2) How to explain to husband it is time to get the kids out of the marital bed.
I think you are going to have to use the phrase “Happy Wife = Happy Life.” If you are not sleeping well because those toddlers are kicking off the covers, kicking you in the kidneys and deterring the sex life, it is time to gently explain all of this to the hubby.
Explain that you would be happier if you could get more sleep and that there could be more “couple time” if the wee ones were out of the bed. But not one mother would blame you if you had to resort to cutting him off until said child was out of the bed on a regular basis.
Judy Arnall gave some excellent advice on how to get the child used to another bed and it may be rough going for a while. She is more tactful than I am. Speaking from experience, you are going to be happy you made the effort.
All right, those problems solved. What’s next?
Disclaimer: While I am an annoying know-it-all, these answers should not be taken in complete seriousness. Add your own grain of salt as needed.







I’ll have to check out the link on kids and sleeping habits. My 8 year old son co-slept with us for years and it took forever to finally get him out of our bed. Now, our 4 year old still climbs into bed with us halfway through the night. Some nights I manage to take her back to her bed in her room but most times I am just too lazy and tired. Bad mom! I have to keep working on it though before it becomes an almost impossible habit to break.
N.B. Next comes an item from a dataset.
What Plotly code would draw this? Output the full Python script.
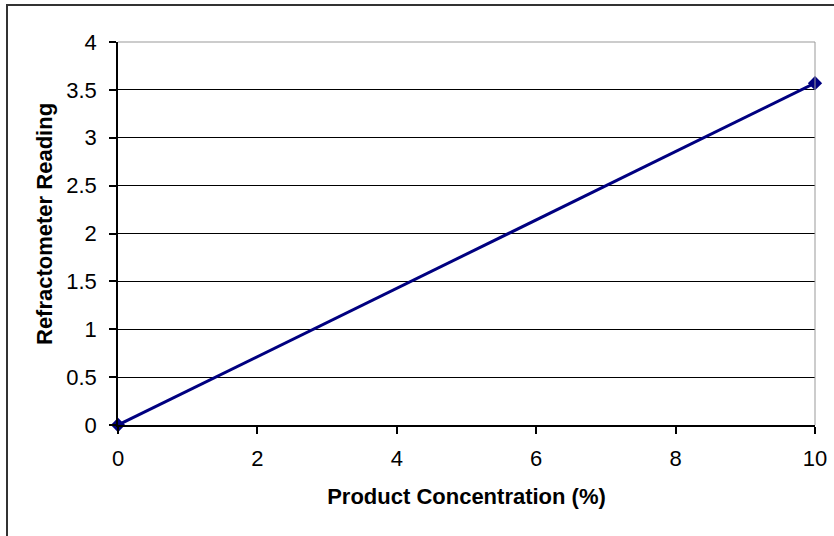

It is a terrible habit, especially if it is your last child doing it. And that was the case in my life. Judy really helped me out. Now the papasson chair is filled with clothing that no longer fit the original child it was bought for.
fun post…
be well, and blessings…
I am considered somewhat of a feminist at my church, too…
sheesh
we need more of us.
blessings
jane
I’ll never understand why being a feminist is a bad thing.
I like the way you think! Both questions apply to me. I miss the sweets, but as much as I want to reclaim my side of the bed, I’d miss my kiddos.
Our youngest climbed into bed with us last night, first time in months. I now remember acutely why he was banished.
Great post !
http://womensintellect.wordpress.com/2011/03/15/twas-ever-thus/
First off I’m not so much considered a feminist at my church but a liberal. Or is that the same thing in some minds? And I am really surprised its you wanting the kids out of the bed before your hubby. I figured the guy would be the one wanting more “together” time first.
In my “search Terms” was someone looking to convince the husband. In our case, I might have been more reluctant because the guy is our ‘baby.’ But that ended when he was constantly kicking off blankets and I got cold.
Oh, I am considered a liberal as well at our church. Plus, I am one of the younger members always trying to change things. Gets me in trouble.
Part of the problem with kids climbing into bed with parents is that there’s no way to explain the goal in logical terms. When you tell your son that he’s a big boy and needs to sleep alone in his own bed, how does he reconcile that with the fact that the two real adults want to sleep together in theirs? It must be confusing. Our son was almost eight before I stopped waking up with his elbow in my eye. He’d fall asleep in his room and then, sometime during the night, he’d get up and wander into ours.
I don’t think being a feminist is a bad thing. What’s bad is that there’s a need for being a feminist in the first place. Once our society finishes fixing itself in that area, the need will vanish.
It is very difficult to explain that what mom wants is to have covers and not get kicked in the middle of the night and to not feel squooshed while allegedly in a relaxing sleep. However, this weekend the husband is at a Men’s Weekend and the kids get to sleep with me, special treat. I anticipate no sleep.
Would that there would be no need for feminists or civil rights activists in this country.